[START]

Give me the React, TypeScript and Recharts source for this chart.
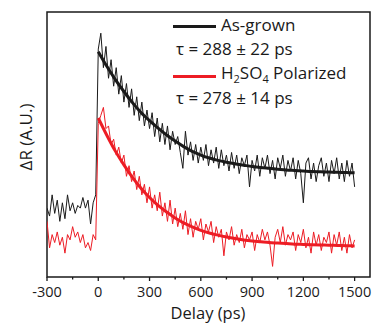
import React from 'react';
import { LineChart, Line, XAxis, YAxis, ReferenceArea } from 'recharts';

// measurement grid for the raw traces (every 15 ps)
const rawDelays = Array.from({ length: 121 }, (_, i) => -300 + i * 15);

const asGrownRaw = [
  26, 23, 31, 24, 29, 21, 28, 22, 31, 25, 28, 24, 27, 26, 30, 26, 29, 20, 28, 31,
  86, 92, 79, 87, 75, 82, 72, 79, 69, 76,
  66, 73, 64, 71, 61, 68, 59, 66, 57, 63,
  56, 62, 53, 60, 51, 58, 50, 57, 48, 55,
  50, 53, 47, 41, 55, 46, 51, 44, 50, 43,
  49, 44, 50, 42, 48, 43, 49, 41, 48, 42,
  46, 40, 47, 41, 46, 39, 45, 42, 46, 34,
  44, 40, 46, 38, 45, 41, 46, 39, 44, 37,
  45, 41, 46, 38, 44, 40, 45, 37, 44, 39,
  28, 43, 45, 37, 43, 36, 42, 45, 38, 43,
  36, 44, 39, 45, 37, 43, 36, 44, 38, 43,
  34,
];

const polarizedRaw = [
  21, 11, 16, 13, 17, 12, 15, 9, 16, 14, 19, 15, 17, 13, 16, 11, 13, 10, 16, 14,
  58, 61, 64, 56, 57, 50, 52, 46, 49, 43,
  46, 38, 42, 36, 40, 33, 38, 31, 35, 28,
  34, 26, 31, 25, 32, 23, 28, 21, 29, 20,
  26, 19, 24, 18, 25, 16, 22, 15, 21, 18,
  22, 14, 20, 17, 21, 13, 19, 15, 18, 8,
  17, 14, 19, 12, 16, 13, 18, 11, 16, 14,
  17, 10, 16, 13, 18, 14, 17, 12, 4, 15,
  18, 13, 19, 12, 16, 14, 17, 10, 16, 13,
  18, 11, 15, 9, 17, 12, 16, 10, 15, 13,
  17, 9, 16, 12, 17, 10, 15, 9, 16, 11,
  14,
];

const fitDelays = [
  0, 50, 100, 150, 200, 250, 300, 350, 400, 450, 500, 550, 600, 650, 700, 750,
  800, 850, 900, 950, 1000, 1050, 1100, 1150, 1200, 1250, 1300, 1350, 1400, 1450, 1500,
];
const asGrownFit = [
  85, 79.5, 74.5, 70, 65.8, 62.1, 59, 56.2, 53.6, 51.3, 49.2, 47.4, 46, 44.9, 44, 43.3,
  42.7, 42.2, 41.7, 41.3, 41, 40.7, 40.4, 40.2, 40, 39.8, 39.7, 39.6, 39.5, 39.4, 39.3,
];
const polarizedFit = [
  60, 53.5, 47.5, 42.3, 37.6, 33.5, 30, 27, 24.5, 22.3, 20.4, 18.9, 17.6, 16.6, 15.8, 15.1,
  14.5, 14, 13.6, 13.3, 13, 12.8, 12.6, 12.4, 12.3, 12.2, 12.1, 12, 11.9, 11.8, 11.7,
];

const xTicks = [-300, -150, 0, 150, 300, 450, 600, 750, 900, 1050, 1200, 1350, 1500];

const rawData = rawDelays.map((t, i) => ({ t, asGrown: asGrownRaw[i], polarized: polarizedRaw[i] }));
const fitData = fitDelays.map((t, i) => ({ t, asGrown: asGrownFit[i], polarized: polarizedFit[i] }));

const INK = '#1a1a1a';
const RED = '#ed1c24';
const FONT = '"Open Sans", sans-serif';

const DelayTick = ({ x, y, payload }: any) => {
  const major = payload.value % 300 === 0;
  return (
    <g>
      <line x1={x} x2={x} y1={y} y2={y + (major ? 4 : 2.5)} stroke={INK} strokeWidth={1.3} />
      {major && (
        <text x={x} y={y + 19.5} textAnchor="middle" fontSize={14.5} fontFamily={FONT} fill={INK}>
          {payload.value}
        </text>
      )}
    </g>
  );
};

const textStyle: React.CSSProperties = {
  position: 'absolute',
  fontFamily: FONT,
  fontSize: 17,
  lineHeight: '20px',
  color: INK,
  whiteSpace: 'nowrap',
};

const sub: React.CSSProperties = { fontSize: 11, verticalAlign: -4, lineHeight: 0 };

export default function App() {
  return (
    <div style={{ position: 'absolute', left: 0, top: 0, width: 374, height: 324, background: '#fff', overflow: 'hidden' }}>
      <LineChart width={374} height={324} margin={{ top: 12, right: 4, bottom: 17, left: 47 }}>
        <XAxis
          xAxisId="b"
          type="number"
          dataKey="t"
          domain={[-300, 1590]}
          ticks={xTicks}
          interval={0}
          allowDataOverflow
          height={30}
          tickSize={0}
          tickMargin={0}
          tickLine={false}
          tick={<DelayTick />}
          axisLine={false}
        />
        <YAxis yAxisId="l" type="number" domain={[0, 100]} hide />
        <ReferenceArea
          xAxisId="b"
          yAxisId="l"
          x1={-300}
          x2={1590}
          y1={0}
          y2={100}
          fill="none"
          stroke={INK}
          strokeWidth={1.5}
          ifOverflow="visible"
        />
        <Line xAxisId="b" yAxisId="l" data={rawData} dataKey="asGrown" stroke={INK} strokeWidth={1} dot={false} type="linear" isAnimationActive={false} />
        <Line xAxisId="b" yAxisId="l" data={rawData} dataKey="polarized" stroke={RED} strokeWidth={1} dot={false} type="linear" isAnimationActive={false} />
        <Line xAxisId="b" yAxisId="l" data={fitData} dataKey="asGrown" stroke={INK} strokeWidth={3} dot={false} type="monotone" isAnimationActive={false} />
        <Line xAxisId="b" yAxisId="l" data={fitData} dataKey="polarized" stroke={RED} strokeWidth={3} dot={false} type="monotone" isAnimationActive={false} />
      </LineChart>

      {/* legend */}
      <div style={{ position: 'absolute', left: 173, top: 24.5, width: 43, height: 3, background: INK }} />
      <div style={{ ...textStyle, left: 221, top: 15 }}>As-grown</div>
      <div style={{ ...textStyle, left: 176, top: 39 }}>τ = 288 ± 22 ps</div>
      <div style={{ position: 'absolute', left: 173, top: 74.5, width: 43, height: 3, background: RED }} />
      <div style={{ ...textStyle, left: 221, top: 63 }}>
        H<sub style={sub}>2</sub>SO<sub style={sub}>4</sub> Polarized
      </div>
      <div style={{ ...textStyle, left: 176, top: 88 }}>τ = 278 ± 14 ps</div>

      {/* axis titles */}
      <div
        style={{
          ...textStyle,
          lineHeight: '17px',
          left: 25,
          top: 137,
          transform: 'translate(-50%, -50%) rotate(-90deg)',
        }}
      >
        ΔR (A.U.)
      </div>
      <div
        style={{
          ...textStyle,
          fontSize: 16.5,
          lineHeight: '10px',
          left: 0,
          width: 374,
          textAlign: 'center',
          paddingLeft: 42,
          boxSizing: 'border-box',
          top: 307.5,
        }}
      >
        Delay (ps)
      </div>
    </div>
  );
}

[END]

◆ GOAL: Pictures are to be left out; repeat all the remaining data exactly.

◆ TASK RESULT:
Give me the React, TypeScript and Recharts source for this chart.
import React from 'react';
import { LineChart, Line, XAxis, YAxis, ReferenceArea } from 'recharts';

// measurement grid for the raw traces (every 15 ps)
const rawDelays = Array.from({ length: 121 }, (_, i) => -300 + i * 15);

const asGrownRaw = [
  26, 23, 31, 24, 29, 21, 28, 22, 31, 25, 28, 24, 27, 26, 30, 26, 29, 20, 28, 31,
  86, 92, 79, 87, 75, 82, 72, 79, 69, 76,
  66, 73, 64, 71, 61, 68, 59, 66, 57, 63,
  56, 62, 53, 60, 51, 58, 50, 57, 48, 55,
  50, 53, 47, 41, 55, 46, 51, 44, 50, 43,
  49, 44, 50, 42, 48, 43, 49, 41, 48, 42,
  46, 40, 47, 41, 46, 39, 45, 42, 46, 34,
  44, 40, 46, 38, 45, 41, 46, 39, 44, 37,
  45, 41, 46, 38, 44, 40, 45, 37, 44, 39,
  28, 43, 45, 37, 43, 36, 42, 45, 38, 43,
  36, 44, 39, 45, 37, 43, 36, 44, 38, 43,
  34,
];

const polarizedRaw = [
  21, 11, 16, 13, 17, 12, 15, 9, 16, 14, 19, 15, 17, 13, 16, 11, 13, 10, 16, 14,
  58, 61, 64, 56, 57, 50, 52, 46, 49, 43,
  46, 38, 42, 36, 40, 33, 38, 31, 35, 28,
  34, 26, 31, 25, 32, 23, 28, 21, 29, 20,
  26, 19, 24, 18, 25, 16, 22, 15, 21, 18,
  22, 14, 20, 17, 21, 13, 19, 15, 18, 8,
  17, 14, 19, 12, 16, 13, 18, 11, 16, 14,
  17, 10, 16, 13, 18, 14, 17, 12, 4, 15,
  18, 13, 19, 12, 16, 14, 17, 10, 16, 13,
  18, 11, 15, 9, 17, 12, 16, 10, 15, 13,
  17, 9, 16, 12, 17, 10, 15, 9, 16, 11,
  14,
];

const fitDelays = [
  0, 50, 100, 150, 200, 250, 300, 350, 400, 450, 500, 550, 600, 650, 700, 750,
  800, 850, 900, 950, 1000, 1050, 1100, 1150, 1200, 1250, 1300, 1350, 1400, 1450, 1500,
];
const asGrownFit = [
  85, 79.5, 74.5, 70, 65.8, 62.1, 59, 56.2, 53.6, 51.3, 49.2, 47.4, 46, 44.9, 44, 43.3,
  42.7, 42.2, 41.7, 41.3, 41, 40.7, 40.4, 40.2, 40, 39.8, 39.7, 39.6, 39.5, 39.4, 39.3,
];
const polarizedFit = [
  60, 53.5, 47.5, 42.3, 37.6, 33.5, 30, 27, 24.5, 22.3, 20.4, 18.9, 17.6, 16.6, 15.8, 15.1,
  14.5, 14, 13.6, 13.3, 13, 12.8, 12.6, 12.4, 12.3, 12.2, 12.1, 12, 11.9, 11.8, 11.7,
];

const xTicks = [-300, -150, 0, 150, 300, 450, 600, 750, 900, 1050, 1200, 1350, 1500];

const rawData = rawDelays.map((t, i) => ({ t, asGrown: asGrownRaw[i], polarized: polarizedRaw[i] }));
const fitData = fitDelays.map((t, i) => ({ t, asGrown: asGrownFit[i], polarized: polarizedFit[i] }));

const INK = '#1a1a1a';
const RED = '#ed1c24';
const FONT = '"Open Sans", sans-serif';

const DelayTick = ({ x, y, payload }: any) => {
  const major = payload.value % 300 === 0;
  return (
    <g>
      <line x1={x} x2={x} y1={y} y2={y + (major ? 4 : 2.5)} stroke={INK} strokeWidth={1.3} />
      {major && (
        <text x={x} y={y + 19.5} textAnchor="middle" fontSize={14.5} fontFamily={FONT} fill={INK}>
          {payload.value}
        </text>
      )}
    </g>
  );
};

const textStyle: React.CSSProperties = {
  position: 'absolute',
  fontFamily: FONT,
  fontSize: 17,
  lineHeight: '20px',
  color: INK,
  whiteSpace: 'nowrap',
};

const sub: React.CSSProperties = { fontSize: 11, verticalAlign: -4, lineHeight: 0 };

export default function App() {
  return (
    <div style={{ position: 'absolute', left: 0, top: 0, width: 374, height: 324, background: '#fff', overflow: 'hidden' }}>
      <LineChart width={374} height={324} margin={{ top: 12, right: 4, bottom: 17, left: 47 }}>
        <XAxis
          xAxisId="b"
          type="number"
          dataKey="t"
          domain={[-300, 1590]}
          ticks={xTicks}
          interval={0}
          allowDataOverflow
          height={30}
          tickSize={0}
          tickMargin={0}
          tickLine={false}
          tick={<DelayTick />}
          axisLine={false}
        />
        <YAxis yAxisId="l" type="number" domain={[0, 100]} hide />
        <ReferenceArea
          xAxisId="b"
          yAxisId="l"
          x1={-300}
          x2={1590}
          y1={0}
          y2={100}
          fill="none"
          stroke={INK}
          strokeWidth={1.5}
          ifOverflow="visible"
        />
        <Line xAxisId="b" yAxisId="l" data={rawData} dataKey="asGrown" stroke={INK} strokeWidth={1} dot={false} type="linear" isAnimationActive={false} />
        <Line xAxisId="b" yAxisId="l" data={rawData} dataKey="polarized" stroke={RED} strokeWidth={1} dot={false} type="linear" isAnimationActive={false} />
        <Line xAxisId="b" yAxisId="l" data={fitData} dataKey="asGrown" stroke={INK} strokeWidth={3} dot={false} type="monotone" isAnimationActive={false} />
        <Line xAxisId="b" yAxisId="l" data={fitData} dataKey="polarized" stroke={RED} strokeWidth={3} dot={false} type="monotone" isAnimationActive={false} />
      </LineChart>

      {/* legend */}
      <div style={{ position: 'absolute', left: 173, top: 24.5, width: 43, height: 3, background: INK }} />
      <div style={{ ...textStyle, left: 221, top: 15 }}>As-grown</div>
      <div style={{ ...textStyle, left: 176, top: 39 }}>τ = 288 ± 22 ps</div>
      <div style={{ position: 'absolute', left: 173, top: 74.5, width: 43, height: 3, background: RED }} />
      <div style={{ ...textStyle, left: 221, top: 63 }}>
        H<sub style={sub}>2</sub>SO<sub style={sub}>4</sub> Polarized
      </div>
      <div style={{ ...textStyle, left: 176, top: 88 }}>τ = 278 ± 14 ps</div>

      {/* axis titles */}
      <div
        style={{
          ...textStyle,
          lineHeight: '17px',
          left: 25,
          top: 137,
          transform: 'translate(-50%, -50%) rotate(-90deg)',
        }}
      >
        ΔR (A.U.)
      </div>
      <div
        style={{
          ...textStyle,
          fontSize: 16.5,
          lineHeight: '10px',
          left: 0,
          width: 374,
          textAlign: 'center',
          paddingLeft: 42,
          boxSizing: 'border-box',
          top: 307.5,
        }}
      >
        Delay (ps)
      </div>
    </div>
  );
}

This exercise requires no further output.